>> begin Data for this exercise
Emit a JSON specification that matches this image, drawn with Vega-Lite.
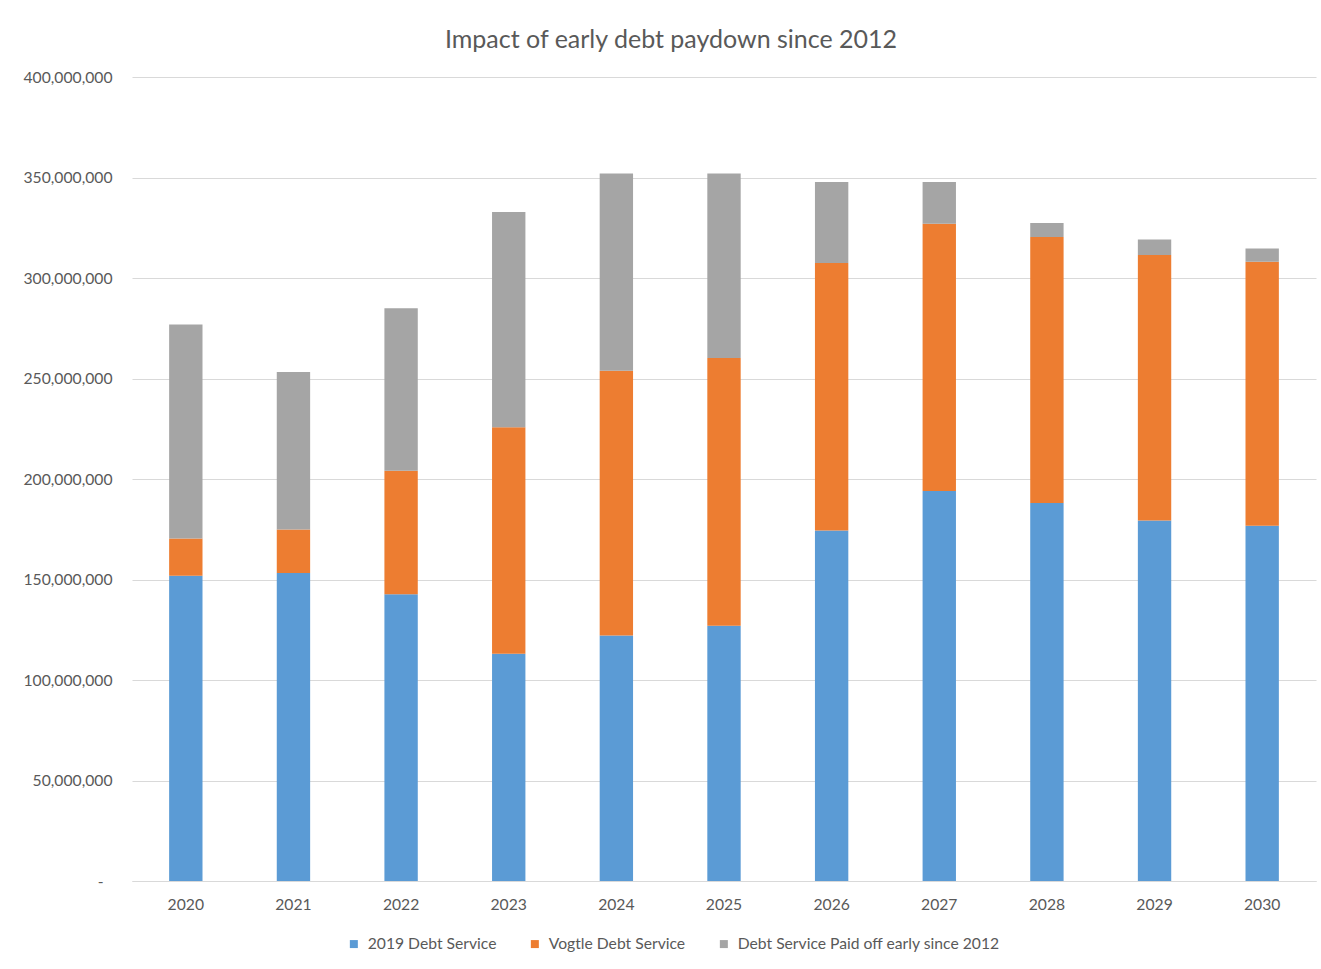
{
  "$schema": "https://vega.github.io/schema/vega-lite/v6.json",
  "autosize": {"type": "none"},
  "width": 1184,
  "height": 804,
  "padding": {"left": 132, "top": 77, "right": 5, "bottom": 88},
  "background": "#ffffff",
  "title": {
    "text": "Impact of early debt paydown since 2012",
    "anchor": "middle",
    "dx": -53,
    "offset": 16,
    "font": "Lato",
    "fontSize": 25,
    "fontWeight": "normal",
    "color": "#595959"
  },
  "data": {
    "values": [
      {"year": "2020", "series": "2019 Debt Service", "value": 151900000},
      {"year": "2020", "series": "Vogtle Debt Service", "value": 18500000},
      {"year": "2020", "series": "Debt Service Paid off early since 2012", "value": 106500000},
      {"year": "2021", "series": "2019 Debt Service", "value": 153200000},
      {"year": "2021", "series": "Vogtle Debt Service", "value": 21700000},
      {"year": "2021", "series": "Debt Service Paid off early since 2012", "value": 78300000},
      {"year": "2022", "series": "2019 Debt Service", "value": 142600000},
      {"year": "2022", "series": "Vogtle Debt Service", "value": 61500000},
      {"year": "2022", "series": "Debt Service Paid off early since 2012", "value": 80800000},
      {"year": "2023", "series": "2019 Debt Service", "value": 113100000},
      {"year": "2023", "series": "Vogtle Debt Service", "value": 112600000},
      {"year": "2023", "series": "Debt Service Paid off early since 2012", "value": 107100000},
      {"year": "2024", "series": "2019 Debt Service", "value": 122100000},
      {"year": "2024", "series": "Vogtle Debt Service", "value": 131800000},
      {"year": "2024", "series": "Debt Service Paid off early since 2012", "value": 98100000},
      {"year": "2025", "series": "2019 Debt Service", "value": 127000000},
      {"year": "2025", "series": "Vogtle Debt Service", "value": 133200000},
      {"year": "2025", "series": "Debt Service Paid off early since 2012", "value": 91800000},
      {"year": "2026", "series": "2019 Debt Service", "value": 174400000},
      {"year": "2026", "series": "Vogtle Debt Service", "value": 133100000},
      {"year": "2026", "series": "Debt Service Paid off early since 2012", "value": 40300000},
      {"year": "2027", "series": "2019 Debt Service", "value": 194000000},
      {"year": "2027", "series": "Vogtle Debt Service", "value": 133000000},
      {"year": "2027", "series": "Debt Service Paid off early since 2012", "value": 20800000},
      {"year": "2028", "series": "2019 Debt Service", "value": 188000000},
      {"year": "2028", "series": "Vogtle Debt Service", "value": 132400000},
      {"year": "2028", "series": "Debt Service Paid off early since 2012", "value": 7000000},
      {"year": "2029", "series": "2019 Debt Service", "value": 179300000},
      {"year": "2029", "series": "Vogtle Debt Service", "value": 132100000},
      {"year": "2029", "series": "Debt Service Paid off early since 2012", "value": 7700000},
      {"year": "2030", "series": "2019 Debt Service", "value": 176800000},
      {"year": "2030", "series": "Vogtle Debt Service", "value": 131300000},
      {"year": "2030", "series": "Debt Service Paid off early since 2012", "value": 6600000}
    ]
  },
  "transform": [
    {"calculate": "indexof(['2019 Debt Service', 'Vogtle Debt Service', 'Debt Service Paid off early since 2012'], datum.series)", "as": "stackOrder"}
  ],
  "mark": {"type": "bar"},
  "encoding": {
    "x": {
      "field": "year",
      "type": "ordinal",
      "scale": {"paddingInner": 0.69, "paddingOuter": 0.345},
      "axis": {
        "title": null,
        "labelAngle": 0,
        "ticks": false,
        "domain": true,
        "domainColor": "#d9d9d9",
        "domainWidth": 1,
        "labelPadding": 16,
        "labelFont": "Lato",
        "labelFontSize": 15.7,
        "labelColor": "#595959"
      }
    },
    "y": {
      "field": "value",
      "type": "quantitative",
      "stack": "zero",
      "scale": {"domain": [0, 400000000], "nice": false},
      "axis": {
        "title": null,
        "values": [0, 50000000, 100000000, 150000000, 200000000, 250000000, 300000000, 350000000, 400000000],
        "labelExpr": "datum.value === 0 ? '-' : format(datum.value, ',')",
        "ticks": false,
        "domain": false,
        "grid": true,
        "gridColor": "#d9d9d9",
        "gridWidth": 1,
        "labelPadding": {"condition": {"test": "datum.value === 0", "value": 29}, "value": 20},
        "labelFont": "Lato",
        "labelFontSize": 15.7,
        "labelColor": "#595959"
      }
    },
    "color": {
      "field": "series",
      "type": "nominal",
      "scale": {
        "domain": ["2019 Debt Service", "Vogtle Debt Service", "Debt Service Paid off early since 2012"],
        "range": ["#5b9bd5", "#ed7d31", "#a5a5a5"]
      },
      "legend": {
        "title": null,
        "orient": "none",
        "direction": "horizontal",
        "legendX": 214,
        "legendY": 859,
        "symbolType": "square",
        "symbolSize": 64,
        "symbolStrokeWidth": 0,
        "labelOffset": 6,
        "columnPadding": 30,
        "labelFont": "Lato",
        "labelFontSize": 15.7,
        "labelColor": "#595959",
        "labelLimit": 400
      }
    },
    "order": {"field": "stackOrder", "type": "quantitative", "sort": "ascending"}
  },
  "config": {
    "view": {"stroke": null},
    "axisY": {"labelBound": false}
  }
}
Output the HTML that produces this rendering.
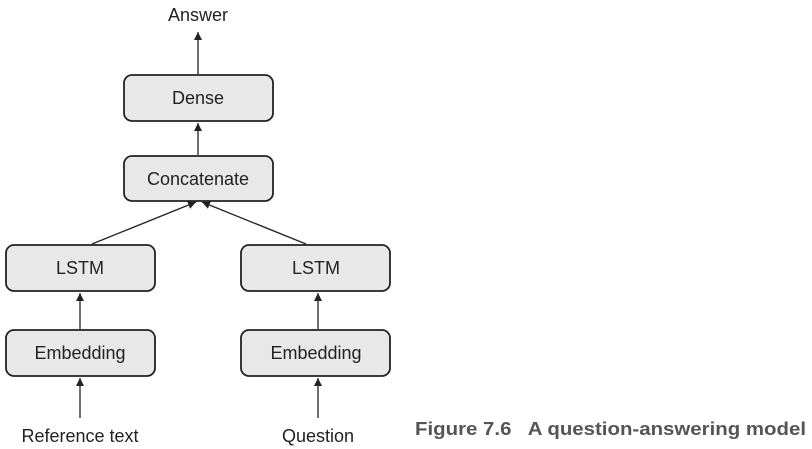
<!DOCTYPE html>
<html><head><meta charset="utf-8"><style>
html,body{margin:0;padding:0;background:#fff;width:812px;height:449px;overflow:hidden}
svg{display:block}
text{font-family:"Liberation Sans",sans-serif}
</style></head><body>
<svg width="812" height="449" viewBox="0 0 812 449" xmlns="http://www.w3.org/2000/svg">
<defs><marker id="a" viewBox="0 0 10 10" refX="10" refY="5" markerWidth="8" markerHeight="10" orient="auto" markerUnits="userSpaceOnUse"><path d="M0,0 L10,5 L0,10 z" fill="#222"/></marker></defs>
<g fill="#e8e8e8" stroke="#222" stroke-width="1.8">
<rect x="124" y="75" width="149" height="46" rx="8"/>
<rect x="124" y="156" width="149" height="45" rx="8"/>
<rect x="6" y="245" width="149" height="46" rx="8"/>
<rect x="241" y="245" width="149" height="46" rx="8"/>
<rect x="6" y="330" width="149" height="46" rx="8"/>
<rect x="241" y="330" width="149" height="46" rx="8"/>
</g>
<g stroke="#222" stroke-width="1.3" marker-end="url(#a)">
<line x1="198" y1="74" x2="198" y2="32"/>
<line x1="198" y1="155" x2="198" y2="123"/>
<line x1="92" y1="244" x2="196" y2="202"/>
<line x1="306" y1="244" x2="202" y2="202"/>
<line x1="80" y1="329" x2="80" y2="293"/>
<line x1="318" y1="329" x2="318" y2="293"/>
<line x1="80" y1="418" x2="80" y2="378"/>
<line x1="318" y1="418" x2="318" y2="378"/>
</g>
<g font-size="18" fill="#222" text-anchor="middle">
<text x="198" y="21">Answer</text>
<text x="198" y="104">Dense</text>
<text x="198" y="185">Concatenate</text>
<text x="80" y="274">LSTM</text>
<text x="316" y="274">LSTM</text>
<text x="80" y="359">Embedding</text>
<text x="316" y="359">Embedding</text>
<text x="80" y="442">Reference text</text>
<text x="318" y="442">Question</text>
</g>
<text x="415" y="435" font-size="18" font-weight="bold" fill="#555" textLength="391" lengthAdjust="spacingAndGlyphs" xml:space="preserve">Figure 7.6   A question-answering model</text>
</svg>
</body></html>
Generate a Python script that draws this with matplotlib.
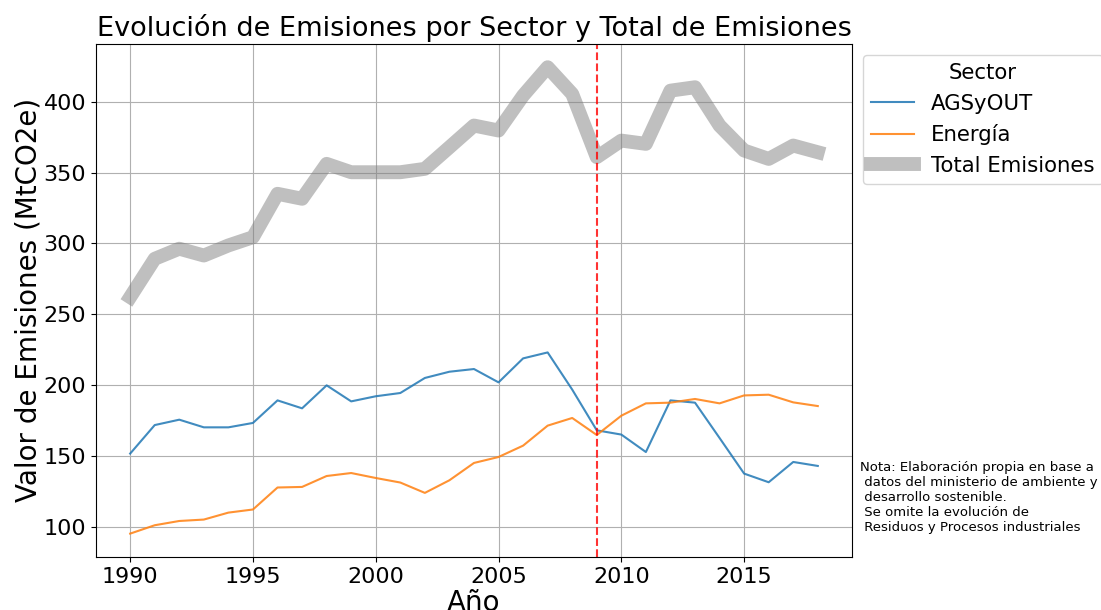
>> end Data for this exercise
● Task description
Exactly reproduce the entries above, minus the pictures.

● Result of the exercise
Emit a JSON specification that matches this image, drawn with Vega-Lite.
{
  "$schema": "https://vega.github.io/schema/vega-lite/v6.json",
  "autosize": {"type": "none"},
  "width": 1184,
  "height": 804,
  "padding": {"left": 132, "top": 77, "right": 5, "bottom": 88},
  "background": "#ffffff",
  "title": {
    "text": "Impact of early debt paydown since 2012",
    "anchor": "middle",
    "dx": -53,
    "offset": 16,
    "font": "Lato",
    "fontSize": 25,
    "fontWeight": "normal",
    "color": "#595959"
  },
  "data": {
    "values": [
      {"year": "2020", "series": "2019 Debt Service", "value": 151900000},
      {"year": "2020", "series": "Vogtle Debt Service", "value": 18500000},
      {"year": "2020", "series": "Debt Service Paid off early since 2012", "value": 106500000},
      {"year": "2021", "series": "2019 Debt Service", "value": 153200000},
      {"year": "2021", "series": "Vogtle Debt Service", "value": 21700000},
      {"year": "2021", "series": "Debt Service Paid off early since 2012", "value": 78300000},
      {"year": "2022", "series": "2019 Debt Service", "value": 142600000},
      {"year": "2022", "series": "Vogtle Debt Service", "value": 61500000},
      {"year": "2022", "series": "Debt Service Paid off early since 2012", "value": 80800000},
      {"year": "2023", "series": "2019 Debt Service", "value": 113100000},
      {"year": "2023", "series": "Vogtle Debt Service", "value": 112600000},
      {"year": "2023", "series": "Debt Service Paid off early since 2012", "value": 107100000},
      {"year": "2024", "series": "2019 Debt Service", "value": 122100000},
      {"year": "2024", "series": "Vogtle Debt Service", "value": 131800000},
      {"year": "2024", "series": "Debt Service Paid off early since 2012", "value": 98100000},
      {"year": "2025", "series": "2019 Debt Service", "value": 127000000},
      {"year": "2025", "series": "Vogtle Debt Service", "value": 133200000},
      {"year": "2025", "series": "Debt Service Paid off early since 2012", "value": 91800000},
      {"year": "2026", "series": "2019 Debt Service", "value": 174400000},
      {"year": "2026", "series": "Vogtle Debt Service", "value": 133100000},
      {"year": "2026", "series": "Debt Service Paid off early since 2012", "value": 40300000},
      {"year": "2027", "series": "2019 Debt Service", "value": 194000000},
      {"year": "2027", "series": "Vogtle Debt Service", "value": 133000000},
      {"year": "2027", "series": "Debt Service Paid off early since 2012", "value": 20800000},
      {"year": "2028", "series": "2019 Debt Service", "value": 188000000},
      {"year": "2028", "series": "Vogtle Debt Service", "value": 132400000},
      {"year": "2028", "series": "Debt Service Paid off early since 2012", "value": 7000000},
      {"year": "2029", "series": "2019 Debt Service", "value": 179300000},
      {"year": "2029", "series": "Vogtle Debt Service", "value": 132100000},
      {"year": "2029", "series": "Debt Service Paid off early since 2012", "value": 7700000},
      {"year": "2030", "series": "2019 Debt Service", "value": 176800000},
      {"year": "2030", "series": "Vogtle Debt Service", "value": 131300000},
      {"year": "2030", "series": "Debt Service Paid off early since 2012", "value": 6600000}
    ]
  },
  "transform": [
    {"calculate": "indexof(['2019 Debt Service', 'Vogtle Debt Service', 'Debt Service Paid off early since 2012'], datum.series)", "as": "stackOrder"}
  ],
  "mark": {"type": "bar"},
  "encoding": {
    "x": {
      "field": "year",
      "type": "ordinal",
      "scale": {"paddingInner": 0.69, "paddingOuter": 0.345},
      "axis": {
        "title": null,
        "labelAngle": 0,
        "ticks": false,
        "domain": true,
        "domainColor": "#d9d9d9",
        "domainWidth": 1,
        "labelPadding": 16,
        "labelFont": "Lato",
        "labelFontSize": 15.7,
        "labelColor": "#595959"
      }
    },
    "y": {
      "field": "value",
      "type": "quantitative",
      "stack": "zero",
      "scale": {"domain": [0, 400000000], "nice": false},
      "axis": {
        "title": null,
        "values": [0, 50000000, 100000000, 150000000, 200000000, 250000000, 300000000, 350000000, 400000000],
        "labelExpr": "datum.value === 0 ? '-' : format(datum.value, ',')",
        "ticks": false,
        "domain": false,
        "grid": true,
        "gridColor": "#d9d9d9",
        "gridWidth": 1,
        "labelPadding": {"condition": {"test": "datum.value === 0", "value": 29}, "value": 20},
        "labelFont": "Lato",
        "labelFontSize": 15.7,
        "labelColor": "#595959"
      }
    },
    "color": {
      "field": "series",
      "type": "nominal",
      "scale": {
        "domain": ["2019 Debt Service", "Vogtle Debt Service", "Debt Service Paid off early since 2012"],
        "range": ["#5b9bd5", "#ed7d31", "#a5a5a5"]
      },
      "legend": {
        "title": null,
        "orient": "none",
        "direction": "horizontal",
        "legendX": 214,
        "legendY": 859,
        "symbolType": "square",
        "symbolSize": 64,
        "symbolStrokeWidth": 0,
        "labelOffset": 6,
        "columnPadding": 30,
        "labelFont": "Lato",
        "labelFontSize": 15.7,
        "labelColor": "#595959",
        "labelLimit": 400
      }
    },
    "order": {"field": "stackOrder", "type": "quantitative", "sort": "ascending"}
  },
  "config": {
    "view": {"stroke": null},
    "axisY": {"labelBound": false}
  }
}
Output the HTML that produces this rendering.
<!DOCTYPE html>
<html><head><meta charset="utf-8"><style>
html,body{margin:0;padding:0;background:#fff;width:812px;height:449px;overflow:hidden}
svg{display:block}
text{font-family:"Liberation Sans",sans-serif}
</style></head><body>
<svg width="812" height="449" viewBox="0 0 812 449" xmlns="http://www.w3.org/2000/svg">
<defs><marker id="a" viewBox="0 0 10 10" refX="10" refY="5" markerWidth="8" markerHeight="10" orient="auto" markerUnits="userSpaceOnUse"><path d="M0,0 L10,5 L0,10 z" fill="#222"/></marker></defs>
<g fill="#e8e8e8" stroke="#222" stroke-width="1.8">
<rect x="124" y="75" width="149" height="46" rx="8"/>
<rect x="124" y="156" width="149" height="45" rx="8"/>
<rect x="6" y="245" width="149" height="46" rx="8"/>
<rect x="241" y="245" width="149" height="46" rx="8"/>
<rect x="6" y="330" width="149" height="46" rx="8"/>
<rect x="241" y="330" width="149" height="46" rx="8"/>
</g>
<g stroke="#222" stroke-width="1.3" marker-end="url(#a)">
<line x1="198" y1="74" x2="198" y2="32"/>
<line x1="198" y1="155" x2="198" y2="123"/>
<line x1="92" y1="244" x2="196" y2="202"/>
<line x1="306" y1="244" x2="202" y2="202"/>
<line x1="80" y1="329" x2="80" y2="293"/>
<line x1="318" y1="329" x2="318" y2="293"/>
<line x1="80" y1="418" x2="80" y2="378"/>
<line x1="318" y1="418" x2="318" y2="378"/>
</g>
<g font-size="18" fill="#222" text-anchor="middle">
<text x="198" y="21">Answer</text>
<text x="198" y="104">Dense</text>
<text x="198" y="185">Concatenate</text>
<text x="80" y="274">LSTM</text>
<text x="316" y="274">LSTM</text>
<text x="80" y="359">Embedding</text>
<text x="316" y="359">Embedding</text>
<text x="80" y="442">Reference text</text>
<text x="318" y="442">Question</text>
</g>
<text x="415" y="435" font-size="18" font-weight="bold" fill="#555" textLength="391" lengthAdjust="spacingAndGlyphs" xml:space="preserve">Figure 7.6   A question-answering model</text>
</svg>
</body></html>
Generate a Python script that draws this with matplotlib.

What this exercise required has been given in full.